**** Input rows

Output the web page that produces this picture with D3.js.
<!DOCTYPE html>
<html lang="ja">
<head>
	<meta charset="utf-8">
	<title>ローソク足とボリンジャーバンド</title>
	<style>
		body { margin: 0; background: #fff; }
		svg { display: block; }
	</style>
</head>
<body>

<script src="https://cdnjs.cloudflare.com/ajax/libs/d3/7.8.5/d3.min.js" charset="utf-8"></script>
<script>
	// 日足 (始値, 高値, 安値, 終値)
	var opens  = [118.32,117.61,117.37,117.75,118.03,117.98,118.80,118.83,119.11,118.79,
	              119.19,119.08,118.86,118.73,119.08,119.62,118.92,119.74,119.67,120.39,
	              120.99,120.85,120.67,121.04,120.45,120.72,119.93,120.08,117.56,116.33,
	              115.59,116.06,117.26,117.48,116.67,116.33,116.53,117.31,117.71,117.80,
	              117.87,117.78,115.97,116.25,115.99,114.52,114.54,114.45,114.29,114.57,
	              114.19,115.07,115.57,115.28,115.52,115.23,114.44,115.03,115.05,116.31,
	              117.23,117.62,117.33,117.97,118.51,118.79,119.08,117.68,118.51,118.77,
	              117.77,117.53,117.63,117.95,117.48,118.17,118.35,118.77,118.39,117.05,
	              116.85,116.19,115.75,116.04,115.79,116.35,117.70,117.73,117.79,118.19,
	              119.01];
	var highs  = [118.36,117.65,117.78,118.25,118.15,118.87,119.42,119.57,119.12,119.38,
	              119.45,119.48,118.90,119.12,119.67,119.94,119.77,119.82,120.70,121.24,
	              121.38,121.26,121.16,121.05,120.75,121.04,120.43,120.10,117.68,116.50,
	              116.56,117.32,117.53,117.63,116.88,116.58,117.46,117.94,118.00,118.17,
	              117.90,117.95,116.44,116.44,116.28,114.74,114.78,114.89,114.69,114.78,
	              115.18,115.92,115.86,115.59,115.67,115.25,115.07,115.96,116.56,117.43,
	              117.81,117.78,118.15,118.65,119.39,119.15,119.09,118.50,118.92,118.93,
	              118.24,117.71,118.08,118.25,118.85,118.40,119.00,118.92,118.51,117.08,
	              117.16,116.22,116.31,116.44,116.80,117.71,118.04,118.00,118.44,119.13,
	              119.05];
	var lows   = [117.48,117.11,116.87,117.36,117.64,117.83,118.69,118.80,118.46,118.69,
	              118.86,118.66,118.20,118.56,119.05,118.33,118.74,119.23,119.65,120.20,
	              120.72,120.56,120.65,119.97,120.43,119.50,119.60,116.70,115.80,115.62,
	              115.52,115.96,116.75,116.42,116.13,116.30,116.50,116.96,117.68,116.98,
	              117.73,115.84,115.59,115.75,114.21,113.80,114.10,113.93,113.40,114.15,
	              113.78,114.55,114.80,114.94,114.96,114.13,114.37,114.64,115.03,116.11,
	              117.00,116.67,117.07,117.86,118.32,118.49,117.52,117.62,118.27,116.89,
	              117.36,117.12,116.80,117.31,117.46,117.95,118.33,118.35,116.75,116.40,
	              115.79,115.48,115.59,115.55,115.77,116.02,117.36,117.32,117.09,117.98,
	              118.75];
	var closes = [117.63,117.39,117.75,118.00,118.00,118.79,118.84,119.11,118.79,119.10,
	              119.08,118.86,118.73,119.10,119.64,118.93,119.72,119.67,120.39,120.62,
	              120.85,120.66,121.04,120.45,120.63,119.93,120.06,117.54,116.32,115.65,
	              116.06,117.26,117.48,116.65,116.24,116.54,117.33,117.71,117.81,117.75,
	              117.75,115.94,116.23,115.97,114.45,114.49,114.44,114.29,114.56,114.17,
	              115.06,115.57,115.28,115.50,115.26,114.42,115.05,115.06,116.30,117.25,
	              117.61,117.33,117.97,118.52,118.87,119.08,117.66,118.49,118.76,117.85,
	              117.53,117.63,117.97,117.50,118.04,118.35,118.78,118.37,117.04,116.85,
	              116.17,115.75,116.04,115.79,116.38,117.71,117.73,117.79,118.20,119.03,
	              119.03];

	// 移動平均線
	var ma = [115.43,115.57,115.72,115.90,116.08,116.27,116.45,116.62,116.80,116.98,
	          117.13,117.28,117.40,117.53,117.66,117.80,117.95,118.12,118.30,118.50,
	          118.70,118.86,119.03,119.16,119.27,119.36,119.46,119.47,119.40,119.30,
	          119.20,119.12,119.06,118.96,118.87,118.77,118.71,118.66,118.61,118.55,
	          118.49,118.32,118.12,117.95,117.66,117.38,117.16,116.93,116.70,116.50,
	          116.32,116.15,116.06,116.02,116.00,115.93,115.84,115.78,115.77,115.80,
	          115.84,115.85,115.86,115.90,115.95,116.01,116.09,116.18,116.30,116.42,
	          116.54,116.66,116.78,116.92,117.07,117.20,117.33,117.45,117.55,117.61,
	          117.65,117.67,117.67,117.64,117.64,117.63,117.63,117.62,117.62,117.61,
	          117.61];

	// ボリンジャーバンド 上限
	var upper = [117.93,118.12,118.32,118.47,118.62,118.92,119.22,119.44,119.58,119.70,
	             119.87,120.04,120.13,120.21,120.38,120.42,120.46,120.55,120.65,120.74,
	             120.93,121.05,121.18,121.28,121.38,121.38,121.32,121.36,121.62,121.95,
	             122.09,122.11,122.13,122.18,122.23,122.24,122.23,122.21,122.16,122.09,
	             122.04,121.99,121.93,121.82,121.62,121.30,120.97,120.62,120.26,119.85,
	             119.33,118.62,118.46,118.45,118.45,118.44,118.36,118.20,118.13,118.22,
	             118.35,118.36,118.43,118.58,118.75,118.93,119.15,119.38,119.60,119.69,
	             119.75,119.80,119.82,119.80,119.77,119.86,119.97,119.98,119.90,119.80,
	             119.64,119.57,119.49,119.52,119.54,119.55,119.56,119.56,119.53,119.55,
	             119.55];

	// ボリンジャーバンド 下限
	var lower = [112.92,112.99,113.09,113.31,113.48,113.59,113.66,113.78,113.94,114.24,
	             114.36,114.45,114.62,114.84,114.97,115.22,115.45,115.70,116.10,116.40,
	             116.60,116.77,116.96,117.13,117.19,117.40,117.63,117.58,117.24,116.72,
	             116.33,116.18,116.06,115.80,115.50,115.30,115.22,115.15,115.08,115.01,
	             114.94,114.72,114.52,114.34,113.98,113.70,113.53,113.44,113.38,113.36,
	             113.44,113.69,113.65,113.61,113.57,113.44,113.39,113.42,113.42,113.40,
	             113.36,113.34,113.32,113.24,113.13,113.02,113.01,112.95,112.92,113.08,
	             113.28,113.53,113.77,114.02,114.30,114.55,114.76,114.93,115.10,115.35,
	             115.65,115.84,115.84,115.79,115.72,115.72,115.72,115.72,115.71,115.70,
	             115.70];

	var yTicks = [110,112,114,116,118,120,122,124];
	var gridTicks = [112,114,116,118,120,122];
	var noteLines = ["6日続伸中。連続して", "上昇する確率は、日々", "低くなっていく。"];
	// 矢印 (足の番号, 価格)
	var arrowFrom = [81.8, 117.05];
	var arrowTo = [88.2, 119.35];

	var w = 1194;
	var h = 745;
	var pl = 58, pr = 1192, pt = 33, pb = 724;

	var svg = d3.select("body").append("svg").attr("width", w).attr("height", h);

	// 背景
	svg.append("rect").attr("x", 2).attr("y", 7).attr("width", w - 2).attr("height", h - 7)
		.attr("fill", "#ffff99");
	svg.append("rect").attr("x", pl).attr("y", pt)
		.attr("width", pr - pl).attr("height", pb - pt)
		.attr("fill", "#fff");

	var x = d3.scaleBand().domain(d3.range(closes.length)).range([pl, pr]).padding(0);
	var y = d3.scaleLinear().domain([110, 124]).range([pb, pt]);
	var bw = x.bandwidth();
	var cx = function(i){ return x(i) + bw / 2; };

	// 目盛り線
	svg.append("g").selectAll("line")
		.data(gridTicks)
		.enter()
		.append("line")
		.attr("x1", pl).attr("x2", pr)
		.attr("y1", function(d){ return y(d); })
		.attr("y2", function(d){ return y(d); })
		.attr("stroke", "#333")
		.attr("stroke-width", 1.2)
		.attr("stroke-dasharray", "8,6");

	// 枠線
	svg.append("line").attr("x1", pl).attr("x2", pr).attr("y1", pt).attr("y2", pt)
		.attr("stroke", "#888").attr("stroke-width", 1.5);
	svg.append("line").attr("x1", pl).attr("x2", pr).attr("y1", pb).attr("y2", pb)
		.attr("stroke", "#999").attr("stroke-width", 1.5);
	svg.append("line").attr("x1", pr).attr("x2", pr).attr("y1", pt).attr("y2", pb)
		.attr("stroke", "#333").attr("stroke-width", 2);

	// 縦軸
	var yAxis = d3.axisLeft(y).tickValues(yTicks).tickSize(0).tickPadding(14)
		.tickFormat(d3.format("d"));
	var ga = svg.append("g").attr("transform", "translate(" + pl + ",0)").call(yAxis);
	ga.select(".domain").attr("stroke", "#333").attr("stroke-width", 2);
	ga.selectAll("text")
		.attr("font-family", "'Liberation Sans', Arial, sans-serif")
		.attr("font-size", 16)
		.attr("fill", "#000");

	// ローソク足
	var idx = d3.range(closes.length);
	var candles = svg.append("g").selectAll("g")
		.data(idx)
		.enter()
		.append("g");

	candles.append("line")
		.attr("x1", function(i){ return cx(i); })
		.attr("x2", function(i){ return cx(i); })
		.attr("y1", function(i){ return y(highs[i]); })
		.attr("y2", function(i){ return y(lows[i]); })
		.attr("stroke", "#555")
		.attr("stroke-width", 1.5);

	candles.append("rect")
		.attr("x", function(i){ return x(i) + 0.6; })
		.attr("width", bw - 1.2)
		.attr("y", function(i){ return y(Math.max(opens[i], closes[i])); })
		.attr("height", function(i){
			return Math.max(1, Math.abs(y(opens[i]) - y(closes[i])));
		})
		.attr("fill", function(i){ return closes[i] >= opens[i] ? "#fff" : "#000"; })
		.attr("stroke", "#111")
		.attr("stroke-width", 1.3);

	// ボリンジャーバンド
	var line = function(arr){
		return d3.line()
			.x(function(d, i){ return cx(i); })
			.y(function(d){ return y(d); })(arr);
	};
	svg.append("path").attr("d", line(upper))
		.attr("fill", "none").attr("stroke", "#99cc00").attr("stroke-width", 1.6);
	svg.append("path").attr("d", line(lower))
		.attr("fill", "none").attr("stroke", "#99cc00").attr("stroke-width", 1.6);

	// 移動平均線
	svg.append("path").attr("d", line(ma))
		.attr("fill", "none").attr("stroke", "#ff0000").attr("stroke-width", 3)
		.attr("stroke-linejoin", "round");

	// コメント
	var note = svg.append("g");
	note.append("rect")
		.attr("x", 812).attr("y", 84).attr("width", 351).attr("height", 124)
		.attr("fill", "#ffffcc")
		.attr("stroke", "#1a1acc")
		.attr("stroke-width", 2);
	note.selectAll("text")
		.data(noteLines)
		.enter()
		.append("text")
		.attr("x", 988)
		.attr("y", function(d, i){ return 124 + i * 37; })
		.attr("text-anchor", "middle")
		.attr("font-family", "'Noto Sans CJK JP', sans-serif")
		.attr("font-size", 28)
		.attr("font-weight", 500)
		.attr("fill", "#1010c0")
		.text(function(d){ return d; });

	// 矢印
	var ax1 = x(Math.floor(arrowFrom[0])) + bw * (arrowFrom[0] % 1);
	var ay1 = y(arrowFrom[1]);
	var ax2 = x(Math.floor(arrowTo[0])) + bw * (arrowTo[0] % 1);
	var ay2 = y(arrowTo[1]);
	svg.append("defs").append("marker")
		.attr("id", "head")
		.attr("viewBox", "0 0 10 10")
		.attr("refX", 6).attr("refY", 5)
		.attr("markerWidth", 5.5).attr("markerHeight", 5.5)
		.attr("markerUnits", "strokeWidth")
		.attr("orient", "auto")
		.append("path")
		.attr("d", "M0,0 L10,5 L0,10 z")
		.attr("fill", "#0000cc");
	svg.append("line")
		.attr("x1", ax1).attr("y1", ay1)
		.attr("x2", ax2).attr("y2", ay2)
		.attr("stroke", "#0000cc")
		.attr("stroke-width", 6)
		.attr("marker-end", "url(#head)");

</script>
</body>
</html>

********
**** Input rows

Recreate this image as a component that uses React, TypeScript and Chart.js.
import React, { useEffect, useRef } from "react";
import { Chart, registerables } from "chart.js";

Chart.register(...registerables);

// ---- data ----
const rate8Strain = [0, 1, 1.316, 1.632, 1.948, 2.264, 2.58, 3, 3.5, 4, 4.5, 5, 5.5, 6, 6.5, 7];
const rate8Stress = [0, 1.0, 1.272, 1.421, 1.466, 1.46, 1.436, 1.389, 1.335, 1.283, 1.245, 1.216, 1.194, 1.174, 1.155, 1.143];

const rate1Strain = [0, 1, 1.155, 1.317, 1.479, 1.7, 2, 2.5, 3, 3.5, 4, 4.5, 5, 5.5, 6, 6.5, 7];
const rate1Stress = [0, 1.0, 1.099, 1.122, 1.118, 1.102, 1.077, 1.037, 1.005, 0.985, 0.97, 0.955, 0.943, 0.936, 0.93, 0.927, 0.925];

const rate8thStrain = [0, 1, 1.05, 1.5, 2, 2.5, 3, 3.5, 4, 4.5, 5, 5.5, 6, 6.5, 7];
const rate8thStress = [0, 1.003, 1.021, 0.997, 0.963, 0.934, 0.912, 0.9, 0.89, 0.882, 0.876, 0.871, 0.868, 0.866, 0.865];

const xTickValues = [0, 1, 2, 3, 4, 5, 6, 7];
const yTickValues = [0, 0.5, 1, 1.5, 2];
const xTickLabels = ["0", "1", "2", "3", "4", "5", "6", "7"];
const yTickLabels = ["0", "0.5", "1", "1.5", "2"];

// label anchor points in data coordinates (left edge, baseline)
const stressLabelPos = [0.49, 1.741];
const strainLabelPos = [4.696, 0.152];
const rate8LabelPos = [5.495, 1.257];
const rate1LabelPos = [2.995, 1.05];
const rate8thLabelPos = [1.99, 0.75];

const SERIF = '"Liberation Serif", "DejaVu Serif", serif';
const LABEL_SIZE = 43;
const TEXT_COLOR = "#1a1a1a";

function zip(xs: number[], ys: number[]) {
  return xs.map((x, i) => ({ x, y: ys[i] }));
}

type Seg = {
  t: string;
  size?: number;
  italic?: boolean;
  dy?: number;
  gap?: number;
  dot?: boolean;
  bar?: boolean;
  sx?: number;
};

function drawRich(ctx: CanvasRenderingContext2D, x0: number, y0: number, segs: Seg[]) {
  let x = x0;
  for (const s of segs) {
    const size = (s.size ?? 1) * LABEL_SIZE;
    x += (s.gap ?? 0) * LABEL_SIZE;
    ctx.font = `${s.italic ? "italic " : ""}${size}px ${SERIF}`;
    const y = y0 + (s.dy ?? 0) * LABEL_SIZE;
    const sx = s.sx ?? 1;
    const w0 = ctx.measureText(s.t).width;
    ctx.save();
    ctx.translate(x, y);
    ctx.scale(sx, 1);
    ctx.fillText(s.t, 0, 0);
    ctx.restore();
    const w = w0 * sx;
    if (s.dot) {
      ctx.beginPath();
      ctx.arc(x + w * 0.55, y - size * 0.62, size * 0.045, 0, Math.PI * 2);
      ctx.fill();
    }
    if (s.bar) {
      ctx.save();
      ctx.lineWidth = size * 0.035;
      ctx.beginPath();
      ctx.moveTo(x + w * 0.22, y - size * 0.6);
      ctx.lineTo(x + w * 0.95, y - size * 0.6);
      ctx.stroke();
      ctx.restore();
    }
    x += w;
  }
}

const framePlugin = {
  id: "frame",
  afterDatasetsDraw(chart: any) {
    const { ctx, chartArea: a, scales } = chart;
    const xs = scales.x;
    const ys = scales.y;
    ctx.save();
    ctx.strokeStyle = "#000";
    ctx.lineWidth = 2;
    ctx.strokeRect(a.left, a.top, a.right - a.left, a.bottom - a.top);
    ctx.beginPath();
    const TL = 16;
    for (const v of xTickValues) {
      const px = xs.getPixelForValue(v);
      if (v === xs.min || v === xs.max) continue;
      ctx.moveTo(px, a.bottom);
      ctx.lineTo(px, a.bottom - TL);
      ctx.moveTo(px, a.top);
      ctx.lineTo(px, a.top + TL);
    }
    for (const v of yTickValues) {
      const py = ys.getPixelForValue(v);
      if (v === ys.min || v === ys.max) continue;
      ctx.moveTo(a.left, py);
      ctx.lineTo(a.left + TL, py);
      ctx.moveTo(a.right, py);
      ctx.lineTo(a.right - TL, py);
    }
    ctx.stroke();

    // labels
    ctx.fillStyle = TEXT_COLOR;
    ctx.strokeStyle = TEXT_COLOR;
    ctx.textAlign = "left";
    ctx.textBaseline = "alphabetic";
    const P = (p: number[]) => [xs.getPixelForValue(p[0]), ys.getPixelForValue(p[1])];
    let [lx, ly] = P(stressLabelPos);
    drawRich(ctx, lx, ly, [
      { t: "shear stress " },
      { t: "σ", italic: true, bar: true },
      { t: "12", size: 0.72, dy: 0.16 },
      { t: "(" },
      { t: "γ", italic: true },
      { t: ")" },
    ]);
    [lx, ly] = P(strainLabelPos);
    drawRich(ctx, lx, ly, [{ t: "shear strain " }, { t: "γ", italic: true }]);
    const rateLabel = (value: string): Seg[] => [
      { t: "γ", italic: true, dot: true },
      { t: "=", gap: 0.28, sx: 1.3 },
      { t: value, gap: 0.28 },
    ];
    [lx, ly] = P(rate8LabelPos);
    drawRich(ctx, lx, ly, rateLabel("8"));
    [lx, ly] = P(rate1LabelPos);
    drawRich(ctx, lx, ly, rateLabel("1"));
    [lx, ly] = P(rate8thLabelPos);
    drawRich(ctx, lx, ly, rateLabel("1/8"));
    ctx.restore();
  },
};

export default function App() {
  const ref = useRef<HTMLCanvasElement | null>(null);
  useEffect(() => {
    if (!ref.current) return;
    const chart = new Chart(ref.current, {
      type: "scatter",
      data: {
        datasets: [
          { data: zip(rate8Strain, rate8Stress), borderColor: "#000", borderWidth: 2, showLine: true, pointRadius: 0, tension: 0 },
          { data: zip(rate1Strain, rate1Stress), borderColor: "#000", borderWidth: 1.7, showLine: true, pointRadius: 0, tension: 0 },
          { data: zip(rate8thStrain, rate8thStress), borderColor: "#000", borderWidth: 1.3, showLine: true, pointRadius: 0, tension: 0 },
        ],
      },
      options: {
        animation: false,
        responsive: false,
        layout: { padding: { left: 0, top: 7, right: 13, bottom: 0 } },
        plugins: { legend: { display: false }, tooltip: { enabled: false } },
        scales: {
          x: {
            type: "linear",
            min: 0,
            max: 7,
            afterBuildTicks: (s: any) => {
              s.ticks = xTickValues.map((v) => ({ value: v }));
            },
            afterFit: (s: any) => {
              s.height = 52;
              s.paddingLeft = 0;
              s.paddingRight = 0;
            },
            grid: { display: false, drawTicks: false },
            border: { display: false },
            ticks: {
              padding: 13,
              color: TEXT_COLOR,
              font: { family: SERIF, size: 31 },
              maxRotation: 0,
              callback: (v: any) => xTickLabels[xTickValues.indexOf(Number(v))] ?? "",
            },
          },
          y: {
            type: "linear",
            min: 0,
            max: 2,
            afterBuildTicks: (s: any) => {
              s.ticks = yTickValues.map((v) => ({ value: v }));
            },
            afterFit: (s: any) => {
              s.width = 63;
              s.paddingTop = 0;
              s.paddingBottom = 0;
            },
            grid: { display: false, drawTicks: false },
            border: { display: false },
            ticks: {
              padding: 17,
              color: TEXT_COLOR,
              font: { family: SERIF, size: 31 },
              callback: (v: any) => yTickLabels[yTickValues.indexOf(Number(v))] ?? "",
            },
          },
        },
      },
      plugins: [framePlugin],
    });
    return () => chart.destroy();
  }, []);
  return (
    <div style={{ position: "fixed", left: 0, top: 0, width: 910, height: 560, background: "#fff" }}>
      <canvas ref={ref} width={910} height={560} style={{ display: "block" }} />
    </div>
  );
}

********

Quote the lines that begin at the line containing "Recreate this image" and end at the line containing "Chart.register(...registerables);", keeping both of those lines.

Recreate this image as a component that uses React, TypeScript and Chart.js.
import React, { useEffect, useRef } from "react";
import { Chart, registerables } from "chart.js";

Chart.register(...registerables);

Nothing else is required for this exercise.